His was a spirit welded of laughter and tears, moulded for great adventures. He learnt even in those early days the great art of varying grave with gay. But then, as now, the gay never took the place first. It was always there as a servant rather than master—a foil to grave endeavour; a background to serious purposes.

He had, of course, those little weaknesses that require the forgiveness of affection. He could always, when he wished, write letters with the best—especially when letters were really required for business or affairs. But he would not write the small letters, or answer the small letters. He was not very precise over social engagements. He was always more faithful to his humble friends than to the great and fashionable; and he sometimes forgot Gilbert’s great discovery—that even Belgrave Square has a heart behind its stucco.

Behind all the colour and zest of his young, eager life there was always that same quality of courage that knit his character like an iron girder. He had a serene confidence in his own star. He did not know the word “impossible.” The greater the obstacle the greater his security of success. It was this note that dominated his thought and speech.

But, after all, it was at those gatherings of his friends, when the pipes were lit and the laughter rang free, that the true Lloyd George was to be seen and heard—the Lloyd George who has since won the hearts of nations. Those were wonderful meetings of young souls at that little flat in Kensington.
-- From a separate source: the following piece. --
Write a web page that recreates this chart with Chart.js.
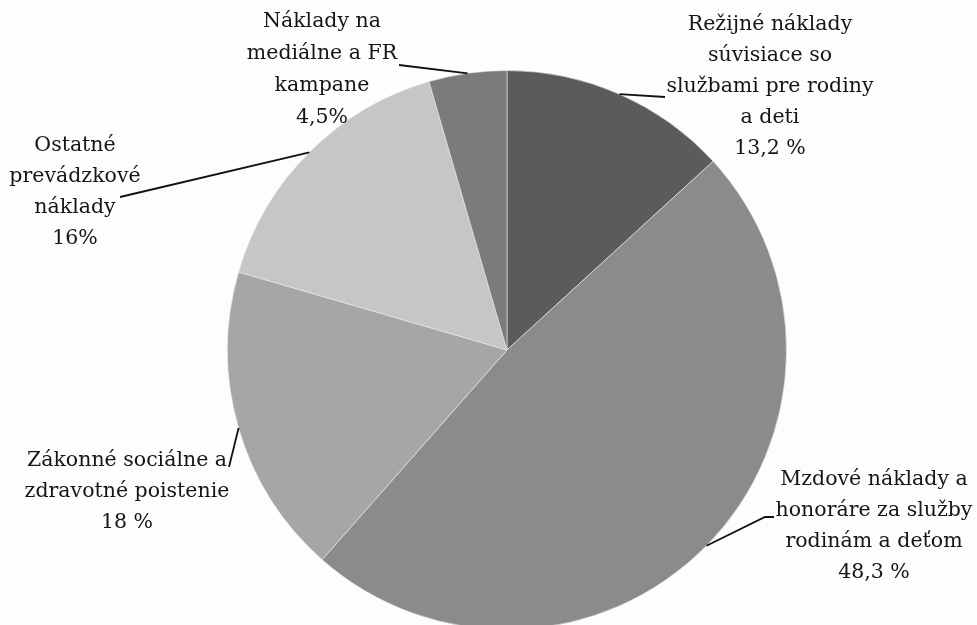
<!DOCTYPE html>
<html>
<head>
<meta charset="utf-8">
<script src="https://cdn.jsdelivr.net/npm/chart.js@4"></script>
<style>
  html, body { margin: 0; padding: 0; background: #fdfdfd; overflow: hidden; }
  #wrap { width: 977px; height: 640px; }
</style>
</head>
<body>
<div id="wrap"><canvas id="g_naklady"></canvas></div>
<script>
// data
var kategorie = [
    'Režijné náklady súvisiace so službami pre rodiny a deti',
    'Mzdové náklady a honoráre za služby rodinám a deťom',
    'Zákonné sociálne a zdravotné poistenie',
    'Ostatné prevádzkové náklady',
    'Náklady na mediálne a FR kampane'
];
var podiely = [13.2, 48.3, 18, 16, 4.5];
var popisky = [
    ['Režijné náklady', 'súvisiace so', 'službami pre rodiny', 'a deti', '13,2 %'],
    ['Mzdové náklady a', 'honoráre za služby', 'rodinám a deťom', '48,3 %'],
    ['Zákonné sociálne a', 'zdravotné poistenie', '18 %'],
    ['Ostatné', 'prevádzkové', 'náklady', '16%'],
    ['Náklady na', 'mediálne a FR', 'kampane', '4,5%']
];
var farby = ['#5b5b5b', '#8b8b8b', '#a6a6a6', '#c6c6c6', '#7b7b7b'];

// where each label block sits and where its leader line ends
var rozlozenie = [
    { x: 770, y: 25, lh: 31, ciara: [[665, 97]] },
    { x: 874, y: 480, lh: 31, ciara: [[765, 517], [774, 517]] },
    { x: 127, y: 461, lh: 31, ciara: [[229, 467]] },
    { x: 75,  y: 146, lh: 31, ciara: [[120, 197]] },
    { x: 322, y: 22, lh: 32, ciara: [[399, 65]] }
];

var popiskyPlugin = {
    id: 'popisky',
    afterDraw: function (chart) {
        var ctx = chart.ctx;
        var meta = chart.getDatasetMeta(0);
        ctx.save();
        for (let i = 0; i < meta.data.length; i++) {
            var arc = meta.data[i];
            var p = arc.getProps(['x', 'y', 'startAngle', 'endAngle', 'outerRadius'], true);
            var uhol = (p.startAngle + p.endAngle) / 2;
            var sx = p.x + Math.cos(uhol) * p.outerRadius;
            var sy = p.y + Math.sin(uhol) * p.outerRadius;
            var r = rozlozenie[i];

            ctx.strokeStyle = '#111';
            ctx.lineWidth = 1.8;
            ctx.beginPath();
            ctx.moveTo(sx, sy);
            for (let j = 0; j < r.ciara.length; j++) {
                ctx.lineTo(r.ciara[j][0], r.ciara[j][1]);
            }
            ctx.stroke();

            ctx.fillStyle = '#151515';
            ctx.font = '20.5px "DejaVu Serif"';
            ctx.textAlign = 'center';
            ctx.textBaseline = 'middle';
            for (let k = 0; k < popisky[i].length; k++) {
                ctx.fillText(popisky[i][k], r.x, r.y + k * r.lh);
            }
        }
        ctx.restore();
    }
};

new Chart(document.getElementById('g_naklady'), {
    type: 'pie',
    data: {
        labels: kategorie,
        datasets: [{
            data: podiely,
            backgroundColor: farby,
            borderColor: 'rgba(235,235,235,0.6)',
            borderWidth: 1
        }]
    },
    options: {
        responsive: true,
        maintainAspectRatio: false,
        animation: false,
        layout: { padding: { top: 70, bottom: 10, left: 227, right: 190 } },
        plugins: {
            legend: { display: false },
            tooltip: { enabled: false }
        }
    },
    plugins: [popiskyPlugin]
});
</script>
</body>
</html>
How that symphony of laughter and speech rings across the years, the echo of those grave debates of youth in which, though we knew it not, opinions were moulding and a will forming which, in the coming time, were to fashion and shake the world!


[34] Now Major Richard Lloyd George.

[35] At first on the farm, and later in Criccieth. Mr. Owen built there two semi-detached houses, Llys Owen and Brynawel, and there the Owens and the Lloyd Georges lived for some years next door to one another.

[36] In 1900 they shifted to 63, Queen Victoria Street, E.C., which is now the office of the firm of Rhyn Roberts & Co., as it has been called since Mr. Lloyd George severed his connection with it after taking Government office.